Foi uma avalanche, porque as oportunidades iam aparecendo, e eu ia avaliando. Logo depois do acidente, decidi que não falaríamos para a grande imprensa sobre a situação da minha saúde. Tinha consciência de que, mais dia, menos dia, me impediria de fazer parte do corpo executivo da Azul, mas avaliei que aquela situação não traria nada de positivo para os clientes, apenas incerteza e insegurança. Por isso meu nome não era encontrado em nenhum hospital. Passado esse momento, acabei saindo da Azul em 2012. Depois de viver todas as fases que contei, foram surgindo oportunidades e ideias de me reinventar. Meu corpo não funcionava como antes, mas a cabeça sim. Assim, passei a me dedicar a outras funções, como consultor, escritor, palestrante, mentor e conselheiro.


Está realizado profissionalmente?

Estou realizado profissionalmente tanto como sócio do Grupo Solum quanto como conselheiro e mentor. Mas o que gosto mesmo é trocar conhecimento: conselhos consultivos de empresas em transformação. Do mundo velho para o mundo novo.

Quais orientações para quem almeja mudança profissional?

Diria para fazer qualquer escolha profissional com muito tesão. Que seja uma atividade que você goste muito, em uma empresa que admire. Diria, também, para manter o nariz para cima, enxergando possibilidades. Mas o mais importante é ficar atento a ter um legado. Se não, você se torna um profissional sem consistência, “fofinho”, que não entregou algo diferenciado.


Olhando para a sua trajetória, se arrepende de algo ou faria  diferente?

Não me arrependo de nada. As coisas foram feitas nos meus momentos, quando tive força para mudar de bordo e seguir minha trajetória, o meu contravento, fazendo uma analogia com minha outra paixão, que é velejar.

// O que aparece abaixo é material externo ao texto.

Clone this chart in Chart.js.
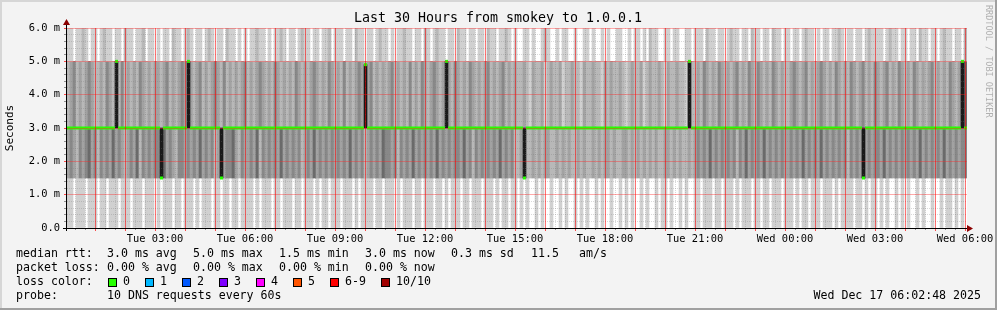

Como é ser inspiração de liderança e superação?

Me sinto realizado. Ser o norte para alguém é a coisa mais gratificante. Sempre trabalhei de forma exemplar e ética, aprendendo a encolher o ego no bolso e ensinando aos meus subordinados tudo o que podia. Ver empresas prosperarem a partir de valores que defendo e ensino, a partir de lideranças focadas em pessoas, é um dos meus motores para seguir.